[Description of the task]:
Begin at the top of the entries below and write out every line through the one containing "ax.bar(x + (k", excluding pictures.

[Material provided]:
──────────

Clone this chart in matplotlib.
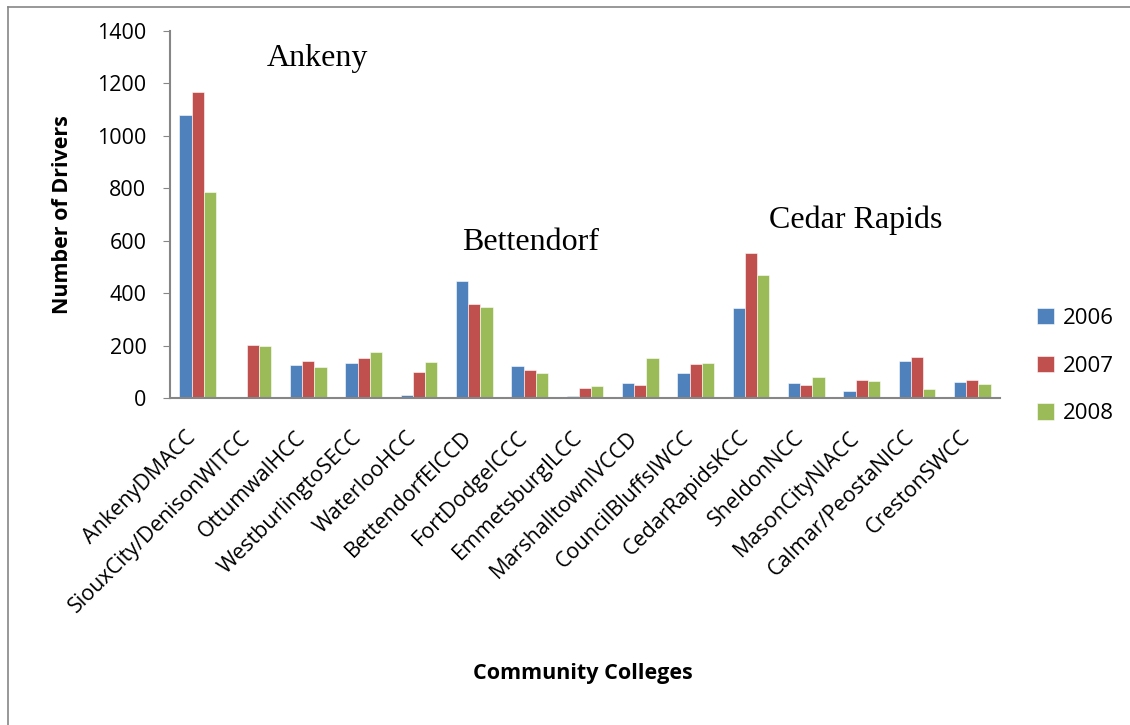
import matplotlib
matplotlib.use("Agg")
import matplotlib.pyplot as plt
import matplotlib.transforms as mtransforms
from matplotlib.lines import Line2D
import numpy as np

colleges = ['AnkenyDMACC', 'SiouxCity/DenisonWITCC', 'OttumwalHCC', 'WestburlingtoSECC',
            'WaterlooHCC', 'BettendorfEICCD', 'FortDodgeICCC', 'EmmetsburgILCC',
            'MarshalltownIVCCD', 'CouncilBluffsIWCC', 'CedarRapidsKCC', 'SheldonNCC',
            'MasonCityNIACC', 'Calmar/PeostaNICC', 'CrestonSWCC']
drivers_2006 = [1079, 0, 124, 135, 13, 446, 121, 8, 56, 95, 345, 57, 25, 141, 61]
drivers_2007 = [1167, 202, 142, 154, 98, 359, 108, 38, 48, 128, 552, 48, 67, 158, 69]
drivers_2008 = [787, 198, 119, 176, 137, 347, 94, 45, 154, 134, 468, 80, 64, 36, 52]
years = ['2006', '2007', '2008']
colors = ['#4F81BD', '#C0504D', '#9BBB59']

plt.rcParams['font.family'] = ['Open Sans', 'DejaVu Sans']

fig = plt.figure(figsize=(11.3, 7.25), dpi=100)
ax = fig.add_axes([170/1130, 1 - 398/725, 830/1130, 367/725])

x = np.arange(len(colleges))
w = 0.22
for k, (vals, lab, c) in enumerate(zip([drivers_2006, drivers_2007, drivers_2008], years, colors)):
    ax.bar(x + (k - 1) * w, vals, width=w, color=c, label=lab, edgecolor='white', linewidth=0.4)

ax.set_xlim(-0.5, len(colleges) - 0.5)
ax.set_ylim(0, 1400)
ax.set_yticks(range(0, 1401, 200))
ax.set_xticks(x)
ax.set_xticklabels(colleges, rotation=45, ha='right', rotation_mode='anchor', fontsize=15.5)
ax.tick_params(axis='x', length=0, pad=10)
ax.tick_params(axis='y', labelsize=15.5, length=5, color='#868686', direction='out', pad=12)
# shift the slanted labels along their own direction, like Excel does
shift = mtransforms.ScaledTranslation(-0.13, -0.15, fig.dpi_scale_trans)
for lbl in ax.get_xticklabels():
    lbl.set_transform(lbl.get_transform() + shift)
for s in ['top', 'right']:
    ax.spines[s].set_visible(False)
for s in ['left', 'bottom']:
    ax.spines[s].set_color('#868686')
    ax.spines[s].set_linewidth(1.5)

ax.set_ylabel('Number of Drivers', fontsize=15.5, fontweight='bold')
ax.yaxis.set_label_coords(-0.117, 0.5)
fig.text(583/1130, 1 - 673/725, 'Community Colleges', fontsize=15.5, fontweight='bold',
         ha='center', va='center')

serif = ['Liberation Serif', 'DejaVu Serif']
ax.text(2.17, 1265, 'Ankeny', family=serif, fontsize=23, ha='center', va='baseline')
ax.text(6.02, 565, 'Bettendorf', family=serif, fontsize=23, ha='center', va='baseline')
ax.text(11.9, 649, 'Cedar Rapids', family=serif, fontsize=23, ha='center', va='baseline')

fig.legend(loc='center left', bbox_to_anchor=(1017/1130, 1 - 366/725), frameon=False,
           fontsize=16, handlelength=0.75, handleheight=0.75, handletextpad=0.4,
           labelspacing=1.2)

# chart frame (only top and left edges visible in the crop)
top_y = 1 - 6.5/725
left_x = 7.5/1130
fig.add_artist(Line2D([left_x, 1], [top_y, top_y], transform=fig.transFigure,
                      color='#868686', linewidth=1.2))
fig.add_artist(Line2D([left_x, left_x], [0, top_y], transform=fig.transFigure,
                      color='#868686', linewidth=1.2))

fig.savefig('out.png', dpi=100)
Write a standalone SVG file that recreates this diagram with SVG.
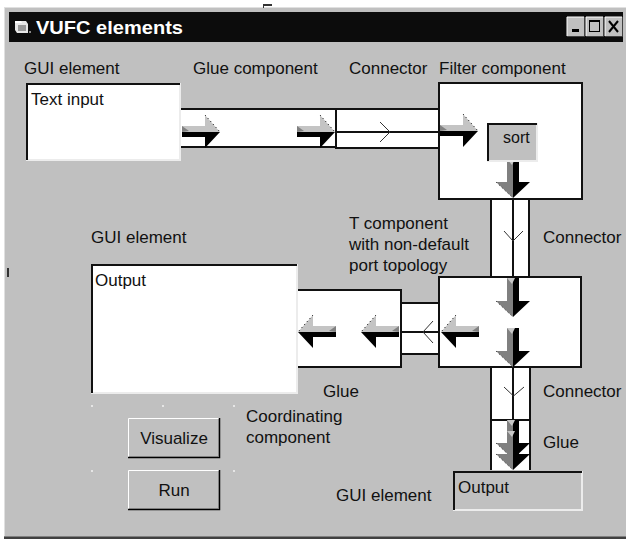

──────────

[Answer to this problem]:
Clone this chart in matplotlib.
import matplotlib
matplotlib.use("Agg")
import matplotlib.pyplot as plt
import matplotlib.transforms as mtransforms
from matplotlib.lines import Line2D
import numpy as np

colleges = ['AnkenyDMACC', 'SiouxCity/DenisonWITCC', 'OttumwalHCC', 'WestburlingtoSECC',
            'WaterlooHCC', 'BettendorfEICCD', 'FortDodgeICCC', 'EmmetsburgILCC',
            'MarshalltownIVCCD', 'CouncilBluffsIWCC', 'CedarRapidsKCC', 'SheldonNCC',
            'MasonCityNIACC', 'Calmar/PeostaNICC', 'CrestonSWCC']
drivers_2006 = [1079, 0, 124, 135, 13, 446, 121, 8, 56, 95, 345, 57, 25, 141, 61]
drivers_2007 = [1167, 202, 142, 154, 98, 359, 108, 38, 48, 128, 552, 48, 67, 158, 69]
drivers_2008 = [787, 198, 119, 176, 137, 347, 94, 45, 154, 134, 468, 80, 64, 36, 52]
years = ['2006', '2007', '2008']
colors = ['#4F81BD', '#C0504D', '#9BBB59']

plt.rcParams['font.family'] = ['Open Sans', 'DejaVu Sans']

fig = plt.figure(figsize=(11.3, 7.25), dpi=100)
ax = fig.add_axes([170/1130, 1 - 398/725, 830/1130, 367/725])

x = np.arange(len(colleges))
w = 0.22
for k, (vals, lab, c) in enumerate(zip([drivers_2006, drivers_2007, drivers_2008], years, colors)):
    ax.bar(x + (k - 1) * w, vals, width=w, color=c, label=lab, edgecolor='white', linewidth=0.4)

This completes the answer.